LaSalle Street TIF Proposal Has Chicago Politician Calling for Moratorium

Published December 1, 2006

As a member of the Cook County, Illinois board of commissioners, Mike Quigley has watched the City of Chicago create more than 100 tax increment financing (TIF) districts during the past 10 years, giving the city more than 140 TIF districts in all. Most of them are in already-prosperous sections of the city.

Now, with Mayor Richard M. Daley proposing a $550 million TIF district that would include the Chicago Board of Trade and the rest of the city’s high-priced LaSalle Central financial district, Quigley says the city has gone too far.

10 Percent Tax Shift

“Right now you get a property tax bill, and for businesses as well as Joe Citizen, that bill is 10 percent higher in the City of Chicago because of TIFs,” Quigley said. “If the mayor announced a 10 percent property tax hike, that would be headlines. We haven’t raised taxes 10 percent, [but] we’ve shifted the burden 10 percent. With this LaSalle Central TIF, it could be 13 percent. Here we have a hidden tax hike, and that’s wrong.”

The Chicago public schools and other local taxing bodies that receive property tax money from Chicago end up sacrificing up to 23 years of future revenue growth to these TIF districts, Quigley noted, forcing city and county taxpayers to shoulder artificially high tax burdens. Illinois also has allowed some communities to extend TIF districts an additional 12 years, meaning schools and other local taxing bodies will go 35 years without realizing any new revenue from the districts.

Quigley is calling for a moratorium on TIF districts in the city until the state determines whether the existing TIF districts are actually benefitting the city. He also wants to list TIF expenditures on the county’s property tax bills, so taxpayers can see how much of the tax burden is being shifted onto their shoulders.

Lone Voice

Quigley said he knows he is a lone voice among local politicians in bucking Daley and the powerful monied interests that want TIF subsidies. And he knows aiming for a moratorium on TIFs and for transparency regarding their impact on property tax bills is a long shot.
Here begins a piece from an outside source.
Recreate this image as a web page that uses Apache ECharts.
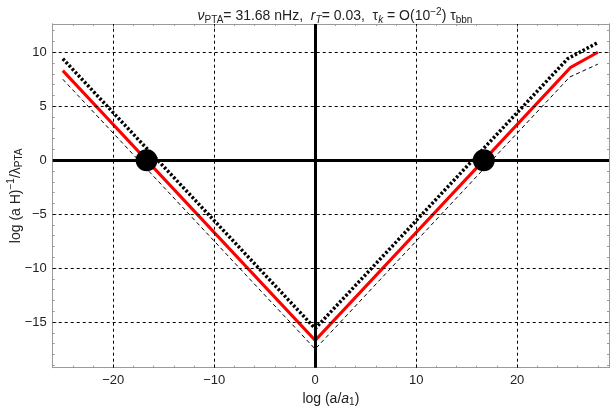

But he said he’s standing firm, patiently trying to line up support among fellow Cook County Board members. That will be no easy task, as those commissioners include the mayor’s brother, John Daley, who runs the county’s Finance Committee.

In early October the Finance Committee killed two of Quigley’s proposals, though he may try to bring them up again. One would have required the county’s representative on a joint review board to consult the full county board before voting on whether to agree to a TIF. The joint review board is made up of members who represent taxing bodies that would be affected by a new TIF.

“Right now we’re just a rubber stamp for these things,” Quigley said. “Six entities are represented on the review board, and four of them are appointed by the mayor. It’s a rigged system.”

The Finance Committee also shot down Quigley’s request that the state study how TIFs are applied and whether the law is working as intended.

Millions Diverted

A third Quigley proposal still has life. That proposal would require tax bills to show how much is being paid into TIFs. Last year, more than $53 million that showed up on citizens’ tax bills under “Cook County” was actually diverted to TIFs, according to Quigley.

“I’ve had problems with TIFs before, but this [LaSalle Central] TIF would be in the central part of the Loop,” Quigley said. “TIF was created to redevelop blighted, rundown areas. How can anyone say here’s our blighted area, the Loop?

“We brag about the Loop, tell how great it is, show it off to visitors,” said Quigley. “There is nothing blighted about it. With this TIF, practically the entire Loop would be in a TIF district.”

Quigley continued, “They say this area needs a TIF because it is competing against other parts of the Loop. So we’ll be using TIF dollars to compete against other TIF dollars. I think we will find developers wrote the report saying we need to do this TIF.

“I am not anti-development,” Quigley said, “but there is no developer that would say he wouldn’t take that TIF money if it’s available. The City of Chicago has 45 TIFs that haven’t gotten their TIF money [for development] yet, and in 37 of them property values have been soaring anyway.”


Steve Stanek ([email protected]) is managing editor of Budget & Tax News.